Resampling methods and Introduction To The Bootstrap book

Personally we all like to have good luck. Professionally however, a “lucky” set of scientific results creates more problems than it solves, giving us false sense of success culminating in a biased view of reality. Whether you work at the wet bench or entirely in silico, a common question that comes up in research is: how likely was my results ? I find myself pondering this question often, and decided read up on bootstrapping and write down things I have learned.

Conceptually, resampling is pretty simple: it just means creating new samples by drawing from your existing observation (usually with replacement). Doing this gives you some additional insights into your data in the form of parameter estimates for the population your observation was drawn from. In the case of my “how likely was my results ?” question, the parameter estimate I was looking for was the standard error.

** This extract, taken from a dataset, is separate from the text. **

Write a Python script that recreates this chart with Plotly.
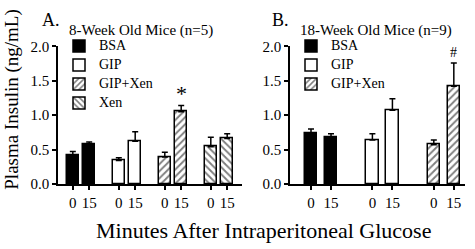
import plotly.graph_objects as go

# ---- data ----
groups_a = ["BSA", "GIP", "GIP+Xen", "Xen"]
mean_a_0 = [0.42, 0.34, 0.39, 0.54]
err_a_0 = [0.05, 0.04, 0.07, 0.14]
mean_a_15 = [0.58, 0.62, 1.05, 0.66]
err_a_15 = [0.03, 0.14, 0.09, 0.07]

groups_b = ["BSA", "GIP", "GIP+Xen"]
mean_b_0 = [0.73, 0.64, 0.57]
err_b_0 = [0.07, 0.09, 0.07]
mean_b_15 = [0.68, 1.07, 1.42]
err_b_15 = [0.05, 0.17, 0.34]

time_labels = ["0", "15"]
y_ticks = [0.0, 0.5, 1.0, 1.5, 2.0]

FONT = "Liberation Serif"

styles = {
    "BSA": dict(color="black", pattern=dict(shape="")),
    "GIP": dict(color="white", pattern=dict(shape="")),
    "GIP+Xen": dict(color="white", pattern=dict(shape="/", fgcolor="black", bgcolor="white", size=5, solidity=0.38)),
    "Xen": dict(color="white", pattern=dict(shape="\\", fgcolor="black", bgcolor="white", size=5, solidity=0.38)),
}

fig = go.Figure()


def add_panel(groups, m0, e0, m15, e15, xa, ya, legend, offset, width):
    tickvals, ticktext = [], []
    for i, g in enumerate(groups):
        xs = [i - offset, i + offset]
        st = styles[g]
        fig.add_trace(go.Bar(
            x=xs, y=[m0[i], m15[i]], width=width,
            name=f'<span style="font-size:14px">{g}</span>',
            marker=dict(color=st["color"], pattern=st["pattern"],
                        line=dict(color="black", width=1.5)),
            error_y=dict(type="data", symmetric=False, array=[e0[i], e15[i]],
                         arrayminus=[0, 0], color="black", thickness=1.5, width=3),
            xaxis=xa, yaxis=ya, legend=legend, showlegend=True,
        ))
        tickvals += xs
        ticktext += time_labels
    return tickvals, ticktext


tv_a, tt_a = add_panel(groups_a, mean_a_0, err_a_0, mean_a_15, err_a_15, "x", "y", "legend", 0.178, 0.27)
tv_b, tt_b = add_panel(groups_b, mean_b_0, err_b_0, mean_b_15, err_b_15, "x2", "y2", "legend2", 0.163, 0.2)

W, H = 475, 249
ydom = [(H - 188) / H, (H - 41) / H]

axis_common = dict(showline=True, linecolor="black", linewidth=1.5, ticks="outside",
                   tickcolor="black", tickwidth=1.5, ticklen=4, showgrid=False, zeroline=False,
                   tickfont=dict(family=FONT, size=15, color="black"))

fig.update_layout(
    width=W, height=H, margin=dict(l=0, r=0, t=0, b=0),
    plot_bgcolor="white", paper_bgcolor="white", bargap=0,
    font=dict(family=FONT, color="black"),
    xaxis=dict(domain=[58 / W, 242 / W], range=[-0.5, 3.5], tickvals=tv_a, ticktext=tt_a, **axis_common),
    yaxis=dict(domain=ydom, range=[0, 2], tickvals=y_ticks, tickformat=".1f", **axis_common),
    xaxis2=dict(domain=[290 / W, 465 / W], range=[-0.505, 2.345], tickvals=tv_b, ticktext=tt_b, anchor="y2", **axis_common),
    yaxis2=dict(domain=ydom, range=[0, 2], tickvals=y_ticks, tickformat=".1f", anchor="x2", **axis_common),
    legend=dict(x=59 / W, y=1 - 25 / H, xanchor="left", yanchor="top", bgcolor="rgba(0,0,0,0)",
                font=dict(family=FONT, size=10, color="black"), tracegroupgap=0),
    legend2=dict(x=291 / W, y=1 - 25 / H, xanchor="left", yanchor="top", bgcolor="rgba(0,0,0,0)",
                 font=dict(family=FONT, size=10, color="black"), tracegroupgap=0),
    showlegend=True,
)

ann = [
    dict(text="A.", x=40 / W, y=1 - 13 / H, size=18),
    dict(text="8-Week Old Mice (n=5)", x=67 / W, y=1 - 24 / H, size=15),
    dict(text="B.", x=270 / W, y=1 - 13 / H, size=18),
    dict(text="18-Week Old Mice (n=9)", x=298 / W, y=1 - 24 / H, size=15),
]
for a in ann:
    fig.add_annotation(text=a["text"], x=a["x"], y=a["y"], xref="paper", yref="paper",
                       xanchor="left", yanchor="middle", showarrow=False,
                       font=dict(family=FONT, size=a["size"], color="black"))

fig.add_annotation(text="Plasma Insulin (ng/mL)", x=12 / W, y=1 - 98 / H, xref="paper", yref="paper",
                   textangle=-90, showarrow=False, xanchor="center", yanchor="middle",
                   font=dict(family=FONT, size=19, color="black"))
fig.add_annotation(text="Minutes After Intraperitoneal Glucose", x=263 / W, y=1 - 238 / H,
                   xref="paper", yref="paper", showarrow=False, xanchor="center", yanchor="middle",
                   font=dict(family=FONT, size=22, color="black"))

# significance marks
ia = groups_a.index("GIP+Xen")
fig.add_annotation(text="*", x=ia + 0.178, y=mean_a_15[ia] + err_a_15[ia], xref="x", yref="y",
                   showarrow=False, yanchor="bottom", yshift=-2,
                   font=dict(family=FONT, size=22, color="black"))
ib = groups_b.index("GIP+Xen")
fig.add_annotation(text="#", x=ib + 0.163, y=mean_b_15[ib] + err_b_15[ib], xref="x2", yref="y2",
                   showarrow=False, yanchor="bottom", yshift=1,
                   font=dict(family=FONT, size=14, color="black"))

fig.write_html("out.html", config={"displayModeBar": False},
               post_script="document.body.style.margin='0';document.body.style.padding='0';")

As you may expect, resampling is a lot more complicated than the conceptual explanation above. For example, jackknife resampling only works with “smooth” differentiable statistics like the mean, and shouldn’t be used for medians or quantiles. Cross-validation is resampling done on statistical models, eg. resampling regression coefficients as a way to better understand the robustness of your inference, and actually predates the bootstrap. Another consideration is how much we should resample. For point estimates like standard error, as low as 50 bootstrap replications is usually enough, and there are diminishing returns beyond 200 replications. For more complex estimates like confidence intervals, more replications are needed.

I learned a lot by reading “An Introduction to the Bootstrap”, published in 1994. Despite having “introduction” in the title the book is very comprehensive, authored by Bradley Efron, who invented the bootstrap and Robert Tibshirani who was responsible for among other things, LARS/lasso which I touched on in a previous post. The first few chapters of the book covered some general conceptual background like statistical distributions and calculation of standard errors. The simplest version of the bootstrap, estimating standard error, is covered in Chapter 6, with related materials in the next few chapters. Permutation tests are covered in Chapter 15 and cross-validation is discussed in Chapter 17. The index includes a lovely little joke for those who dig in deep.

Resampling methods are also discussed in “An Introduction to Statistical Learning” (whose authors also include Tibshirani), though the coverage is necessarily shorter given that book’s broader focus.

Implementations

In R, the boot package includes the boot() function which takes as input a function that generates the statistic to be bootstrapped, supports different resampling schemes and multiple CPUs/cores. It also has other functions like glm.cv() for GLMs, boot.ci() for calculating confidence intervals.

Some time ago, I ran into the package nptest, which can use Monte Carlo simulations to perform Standard Error tests.

Written on June 30, 2023